The vacuum coffee unit consists of two siphons standing on top of each other, connected by a pipe. The bottom container is half filled with water, and the top container is filled with ground coffee. The coffee maker is then placed on a heater, typically an alcohol burner. As the water heats up, the air in the bottom container begins to heat up and expand. Boiling water under the pressure of heated air rises through the connecting pipe to the upper container, infusing the coffee in it. The flame is then turned off. The air in the lower container cools and shrinks in volume, which creates a negative pressure, or a vacuum, and the coffee from the upper container flows into the lower container, separating the coffee grounds.

The true originator of this method of coffee preparation is not exactly known. However, the first patent for a similar device was received by a German named Loeff in Berlin in the 1830s. Frenchman Louis Gabet improved the device, obtaining a patent in 1844 for his design. At that time, the coffee, solemnly prepared directly in front of the guests, gained great popularity and was also named “Gabet” in honor of its creator.
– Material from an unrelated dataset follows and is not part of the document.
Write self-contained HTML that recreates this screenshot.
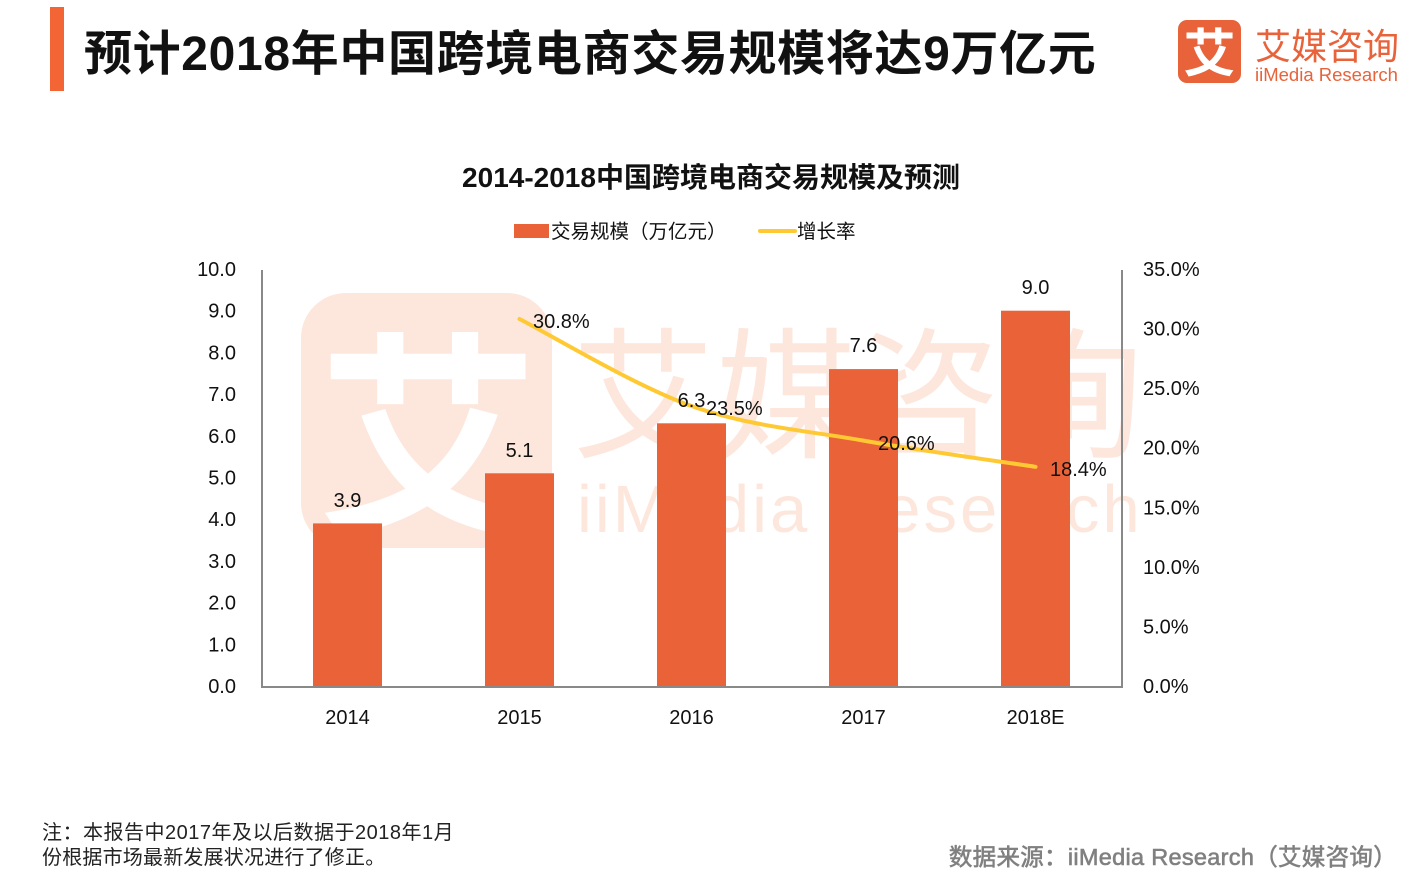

There were many different vacuum coffee making designs in the Victorian era, each with its own characteristics. However, they all had one common flaw: they were all made of ordinary glass, because heat-resistant glass had not been invented at that time. While making the coffee and washing the parts, the coffee maker often broke, which made it useless. After the advent of electric automatic coffee makers, these coffee makers almost completely fell out of use, although they continue to be highly valued by experts in the field for the unique taste characteristics of the resulting coffee.

  1. Fill water into the bottom siphon
  2. Burn the alcohol burner over medium heat
  3. Place the fire under the bottom siphon
  4. Insert the filter into the upper siphon
  5. Check and make sure that the filter is installed correctly and there are no “gaps”.
  6. As the water boils, place the upper siphon on the lower siphon in a suitable manner
  7. Reduce the intensity of the fire
  8. Wait until the water rises from the bottom siphon to the top siphon
  9. Add ground coffee
  10. Slowly stir the coffee 10 times
  11. Wait for 1.5-2 minutes
  12. Stir the coffee again slowly 5 more times
  13. Turn off the flame
  14. Wait until the coffee from the upper siphon pours into the lower siphon
  15. Wait for 2-3 minutes
  16. Remove the upper siphon
  17. Pour coffee into mugs and serve
Coffee Type 100% Arabica
Roasting Level Medium (Vienna Roast)
Dark (French Roast)
Grind Size Medium (Filter Coffee)
Water Temperature    Almost Boiling: 197 ÷ 205 ° Fahrenheit
Coffee / Water Ratio 4-6 gr coffee / 100 ml water
(1.5-2 tablespoon for every cup)
Preparation Time 5 minutes
Serving Size 240 ml (8 Fl Oz)
   Caffeine Amount in 1 Serving 100-120 mg
Nutritional Value 2-3 Calories
Daily Dosage No more than 4 Cups
Serving Method – As is;
-With Milk or Cream;
– With Sweetener or Dessert.

W A R N I N G !

The given numbers are average and may be different from the actual values.

– Vacuum Coffee was popular and respected during the Victorian era.

– Because of the extremely fragile structure of the Gabet, this coffee was made in Europe only on special occasions and for important guests.

– Along with the active spread of “Third Wave Coffee”, Gabets are currently one of the fastest growing coffee makers in the world.

– According to experts in the coffee field, vacuum-prepared coffee preserves the most subtle shades of coffee flavor.

– In addition to the names “Vacuum Coffee” and “Gabet”, the coffee prepared in this way is also called “Siphon Coffee”.